Perpecahanpun mulai mencapai klimaksnya, bagaimana tidak kedua kubu merasa menang sendiri dan tidak menerima kemenangan dari pihak oposisi denagan dalih PS sarat dengan injustisi dan tidak tegas. Hingga keputusan PS pun akhirnya dianulir pihak yang merasa dirugikan. Dari pihak panitia dan PS akhirnya memilih jalur musyawarah, kedua calon diminta untuk berdiskusi sejenak untuk saling menerima demi masa depan komsyar. namun yang namanya politik, mereka tidak mempertimbangkan kemashlahatan komsyar, malah lebih memikirkan kepentingan pribadi dan kelompoknya. Yang endingnya koalisi dari calon yang satu tidak mengakui kemenangan pihak oposisi begitupun sebaliknya, saya ingin menganenagkan kasus ini pada masa terpilihnya Ali sebagai peganti Usman. kaum Syiah yang notabenenya dicap sebagai kelompok Ali menolak kekhalifahan sebelumnya, mereka berasumsi Ali lebih pantas dan tak hanya itu mereka juga mensinyalirkan bahwa Ali pernah mendapat wasiat dari Nabi Muhammad sebagai penerusnya. Hingga pada akhirnyakelompok ini melahirkan aliran sendiri dalam tubuh Islam yang hingga saat ini belum mendapat titik temu untuk bias disatukan lagi dngan kelompok Sunah..

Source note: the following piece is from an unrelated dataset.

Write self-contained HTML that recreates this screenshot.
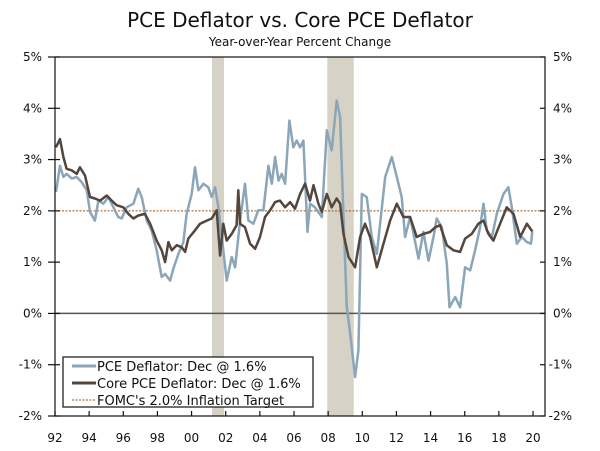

Jika ini terjadi maka komsyar hanya tinggal nama dan jadi tontonan bagi rival politik dikampus dan jadi bahan tertawaan saat ngerumpi. Sekali lagi saya berasumsi kita gagal dalam belajar dari sebuah pengalaman.
Memang dari awal sebelum jatuh tempo waktu yang ditetapkan politik ala komsyar sudah mulai memantik bara perang antar oposisi. Itu nampak dilihat pada saat pendeklarasian salah satu dari calon yang di usung yang mempertemukan dua nama angkatan antara ABEUK JUAH(09) dan BURAK HITAM (10), yang melahirkan perdebatan sengit antara kedua angkatan tersebut. Pasalnya juga dilatar belakangi oleh pihak yang mengundang untuk rapat tertutup tersebut. Di undangan yang seharusnya diundang Aneuk juah malah ikut terundang Aneuk burak Hitam. Disaat menghadiri siding tertutup itu disinilah terjadi perdebatan hebat. Bahkan ada yang angkat bicara menuntut dengan dalih keadilan.  mereka diundang Via SMS kok tidak dianggap di rapat tersebut.  Apakah kami ini bukan bagian dari komsyar? Tandasnya.
 Kemelut dakwaan itupun pecah, entah siapa dibelakang ini semua wallahu`a`lam.  Yang jelas sepertinya ini sudah disusun sebelumnya sebagai bentuk ketidak senangan atas calon yang diusung. Dengan mencoreng wajahnya di depan rapat,  yang ditargetkan akan lahirnya kontrak politik untuk sebuah kemenangan tersebut. Apakah ni sengaja dilakukan atau hanya sekedar untuk mengompori suasana agar tanpak lebih yahud.  Saya sebagai kader yang ikut dalam undangan atas nama burak hitam tersebut terbilang diam dibandingkan kader-kader yang lainnya. Namun diujung acara saya mendapati si calon yang di deklarasikan mengungkapkan keluhannya pada saya atas kepicikan dalam permainan politik yang dijalankan mereka terhadapnya. Ia merasa di dzalimi dan sepertinya memang sudah direncanakan untuk membuat saya malu didepan public keluhnya.
Inilah poros politik. Tidak ada kesetiaan yang berlabuh disini, yang ada hanya sarat dengan kepentingan , rela mengunting dalam lipatan mernusuk teman sejalan, depan tersenyum manis balik belakang lain bicara. Bukanlah hal yang langka dalam politik terlebih politik ala KOMSYAR.